In der Luft verschwunden

Wenn die Cannes-Blase platzt: Das Festival ist kein Laufsteg mehr für Filme aus Hollywood
von  Abendzeitung

Wenn die Cannes-Blase platzt: Das Festival ist kein Laufsteg mehr für Filme aus Hollywood

Cannes ist ein falsches Versprechen, das wie ein Geheimnis gehütet wird. Denn während die Bilder der Schönen und Reichen täglich von über 5000 Medienleuten in die Welt gestreut werden, kann man sie in ihren abgeschirmten Hotels und Limousinen mit getönten Scheiben gar nicht sehen. Selbst Jury-Präsidentin Isabelle Huppert hat sich im Carlton Hotel verschanzt.

Das eigentliche Problem ist nicht die Unsichtbarkeit, sondern, dass diesmal wenig Stars da sind, die man sehen könnte. Schon der Eröffnungsfilm ist glamourfrei. Denn Zeichentrickfiguren kann man trotz 3-D-Technik noch nicht animiert den Roten Teppich hinaufschreiten lassen. Und selbst die Notlösung prominenter Synchronstimmen fällt bei „Up“ – deutscher Titel: „Oben“ – weg. Der Pixar-Trickfilmer Pete Docter hat zwar schon für Disney die „Monster AG“ entworfen, aber diesmal keine Stars mitgebracht.

Worauf man sich jetzt wieder konzentrieren kann

In der Geschichte um einen alten Luftballonverkäufer, der sein Haus mit einer Riesentraube Luftballons wegfliegen lässt, ist das Heim am Ende aller Abenteuerreisen endgültig perdu. „Es tut mir leid um Ihr Haus“, tröstet ein Pfadfinderjunge den alten Mann. Und als der sagt: „Ist doch nur ein Haus“, lacht der ganze Kinosaal zwar über den Seitenhieb auf die geplatzte Immobilien-Luftballonblase. Aber in der Krise scheint eine Rechnung in Cannes nicht mehr aufzugehen: Das Festival als werbewirksame Abschussrampe für Großproduktionen aus Hollywood. Vielleicht sitzt auch der Schock tief, als vor drei Jahren der Weltverleih Sony zusehen musste, wie der pompös inszenierte „Da Vinci Code“ Minuten nach dem Abspann von den weltweit angereisten Filmjournalisten zerlegt wurde.

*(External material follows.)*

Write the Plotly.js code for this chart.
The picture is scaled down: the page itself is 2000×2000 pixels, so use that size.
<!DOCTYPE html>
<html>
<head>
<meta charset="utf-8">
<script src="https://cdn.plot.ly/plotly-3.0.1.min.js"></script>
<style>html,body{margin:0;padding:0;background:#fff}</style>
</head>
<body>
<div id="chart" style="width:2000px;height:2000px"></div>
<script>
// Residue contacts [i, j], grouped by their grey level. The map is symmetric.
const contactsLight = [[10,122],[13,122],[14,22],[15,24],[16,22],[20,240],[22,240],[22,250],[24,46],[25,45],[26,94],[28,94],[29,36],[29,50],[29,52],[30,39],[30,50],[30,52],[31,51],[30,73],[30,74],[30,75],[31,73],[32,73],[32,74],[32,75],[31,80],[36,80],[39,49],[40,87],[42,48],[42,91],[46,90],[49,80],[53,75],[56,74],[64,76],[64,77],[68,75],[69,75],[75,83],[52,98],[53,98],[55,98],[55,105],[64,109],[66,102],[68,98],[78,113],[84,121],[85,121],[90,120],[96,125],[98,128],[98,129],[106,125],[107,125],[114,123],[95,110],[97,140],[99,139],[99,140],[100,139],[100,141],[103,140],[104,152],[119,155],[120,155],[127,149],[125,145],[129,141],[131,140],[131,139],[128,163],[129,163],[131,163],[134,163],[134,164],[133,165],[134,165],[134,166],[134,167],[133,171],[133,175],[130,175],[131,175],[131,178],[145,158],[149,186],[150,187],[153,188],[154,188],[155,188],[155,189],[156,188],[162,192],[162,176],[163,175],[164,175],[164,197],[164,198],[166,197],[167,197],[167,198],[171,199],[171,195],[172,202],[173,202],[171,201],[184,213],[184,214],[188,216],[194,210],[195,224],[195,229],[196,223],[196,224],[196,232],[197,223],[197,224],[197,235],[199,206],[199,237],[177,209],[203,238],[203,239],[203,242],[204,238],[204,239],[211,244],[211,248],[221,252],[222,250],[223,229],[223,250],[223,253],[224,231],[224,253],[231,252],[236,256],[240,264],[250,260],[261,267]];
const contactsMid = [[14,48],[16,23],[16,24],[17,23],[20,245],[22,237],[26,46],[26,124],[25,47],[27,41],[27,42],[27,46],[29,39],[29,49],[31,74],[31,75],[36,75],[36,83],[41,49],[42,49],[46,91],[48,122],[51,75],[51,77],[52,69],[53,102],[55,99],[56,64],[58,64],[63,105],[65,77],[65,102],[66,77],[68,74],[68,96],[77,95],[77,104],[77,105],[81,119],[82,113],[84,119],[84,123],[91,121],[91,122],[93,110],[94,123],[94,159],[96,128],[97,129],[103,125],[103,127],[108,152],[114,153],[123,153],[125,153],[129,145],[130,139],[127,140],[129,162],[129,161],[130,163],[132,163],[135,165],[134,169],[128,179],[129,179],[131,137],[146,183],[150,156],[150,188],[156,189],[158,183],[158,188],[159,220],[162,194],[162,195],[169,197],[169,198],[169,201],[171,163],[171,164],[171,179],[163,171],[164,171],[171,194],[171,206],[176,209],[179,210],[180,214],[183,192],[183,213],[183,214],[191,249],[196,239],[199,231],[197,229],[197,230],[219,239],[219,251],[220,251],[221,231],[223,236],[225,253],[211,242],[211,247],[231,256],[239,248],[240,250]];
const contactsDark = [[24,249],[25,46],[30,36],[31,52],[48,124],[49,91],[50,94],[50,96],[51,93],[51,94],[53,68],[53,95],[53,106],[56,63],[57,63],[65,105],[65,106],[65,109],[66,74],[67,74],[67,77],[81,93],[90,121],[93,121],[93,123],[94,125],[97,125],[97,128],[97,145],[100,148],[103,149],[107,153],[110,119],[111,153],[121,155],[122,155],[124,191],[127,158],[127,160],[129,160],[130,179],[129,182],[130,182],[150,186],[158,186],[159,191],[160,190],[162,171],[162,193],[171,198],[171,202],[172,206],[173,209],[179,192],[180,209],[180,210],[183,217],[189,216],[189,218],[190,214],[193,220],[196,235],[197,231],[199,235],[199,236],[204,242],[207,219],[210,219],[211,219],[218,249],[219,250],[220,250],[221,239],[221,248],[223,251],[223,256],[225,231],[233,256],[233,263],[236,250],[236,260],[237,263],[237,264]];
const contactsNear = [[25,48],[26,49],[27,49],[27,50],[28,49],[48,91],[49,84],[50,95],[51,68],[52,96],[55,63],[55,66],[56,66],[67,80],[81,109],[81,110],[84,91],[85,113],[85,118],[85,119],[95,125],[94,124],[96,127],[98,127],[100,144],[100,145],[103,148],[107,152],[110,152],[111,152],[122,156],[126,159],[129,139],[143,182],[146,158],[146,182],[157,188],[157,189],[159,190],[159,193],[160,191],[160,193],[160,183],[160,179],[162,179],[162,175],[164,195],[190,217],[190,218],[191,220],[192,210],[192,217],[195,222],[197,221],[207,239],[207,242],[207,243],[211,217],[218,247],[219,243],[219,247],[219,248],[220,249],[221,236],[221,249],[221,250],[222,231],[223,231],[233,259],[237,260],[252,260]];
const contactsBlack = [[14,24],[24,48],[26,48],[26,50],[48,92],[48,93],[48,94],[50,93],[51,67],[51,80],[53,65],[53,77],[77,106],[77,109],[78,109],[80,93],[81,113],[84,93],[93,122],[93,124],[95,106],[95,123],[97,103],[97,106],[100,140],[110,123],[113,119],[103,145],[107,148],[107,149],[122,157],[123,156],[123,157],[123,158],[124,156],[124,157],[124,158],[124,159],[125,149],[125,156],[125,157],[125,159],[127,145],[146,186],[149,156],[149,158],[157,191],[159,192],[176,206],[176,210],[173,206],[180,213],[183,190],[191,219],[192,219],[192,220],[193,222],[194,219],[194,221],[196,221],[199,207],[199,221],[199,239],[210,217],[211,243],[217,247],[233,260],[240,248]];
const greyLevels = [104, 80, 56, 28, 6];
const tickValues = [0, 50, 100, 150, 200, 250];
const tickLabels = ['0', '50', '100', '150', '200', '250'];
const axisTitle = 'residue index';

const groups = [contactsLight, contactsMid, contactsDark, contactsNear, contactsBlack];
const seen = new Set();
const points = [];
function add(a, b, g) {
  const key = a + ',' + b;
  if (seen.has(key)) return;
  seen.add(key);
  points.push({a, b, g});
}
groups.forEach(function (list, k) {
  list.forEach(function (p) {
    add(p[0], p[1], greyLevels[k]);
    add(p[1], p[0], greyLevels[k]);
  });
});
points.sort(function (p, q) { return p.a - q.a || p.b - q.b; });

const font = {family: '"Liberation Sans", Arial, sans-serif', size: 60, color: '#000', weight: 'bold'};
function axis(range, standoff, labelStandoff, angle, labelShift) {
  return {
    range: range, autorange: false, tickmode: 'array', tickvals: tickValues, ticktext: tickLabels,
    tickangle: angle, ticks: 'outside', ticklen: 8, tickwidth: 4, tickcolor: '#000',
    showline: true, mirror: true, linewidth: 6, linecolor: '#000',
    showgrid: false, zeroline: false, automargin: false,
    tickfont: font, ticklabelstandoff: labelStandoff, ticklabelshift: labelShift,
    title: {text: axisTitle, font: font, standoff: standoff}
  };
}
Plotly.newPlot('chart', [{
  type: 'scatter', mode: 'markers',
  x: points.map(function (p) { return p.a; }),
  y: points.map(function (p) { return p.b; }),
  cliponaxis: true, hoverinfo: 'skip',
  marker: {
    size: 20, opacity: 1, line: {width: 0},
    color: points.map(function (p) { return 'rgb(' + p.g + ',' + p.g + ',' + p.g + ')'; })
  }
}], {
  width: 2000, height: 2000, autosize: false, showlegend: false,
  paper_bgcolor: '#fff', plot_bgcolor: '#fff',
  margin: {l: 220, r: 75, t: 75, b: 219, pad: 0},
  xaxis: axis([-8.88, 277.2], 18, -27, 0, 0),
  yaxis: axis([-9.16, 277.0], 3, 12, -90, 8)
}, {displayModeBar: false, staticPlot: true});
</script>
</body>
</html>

Jetzt zeigt Hollywood der Côte d’Azur also die kalte Schulter. Im Wettbewerb sind nur Ang Lee mit einem „Woodstock“-Film und der Außenseiter-Trash-Exzentriker Tarantino für die USA im Rennen – Letzterer mit einem „deutschen“ Thema: „Inglorious Basterds“ über eine bizarre US-Spezialeinheit hinter der deutschen Zweiten-Weltkriegs-Front. Das Zentrum des größten Filmfestivals der Welt sollte ja ohnehin der Wettbewerb sein. Das hatte man in den Glamourzeiten oft vergessen. Jetzt kann man sich wenigstens wieder darauf konzentrieren.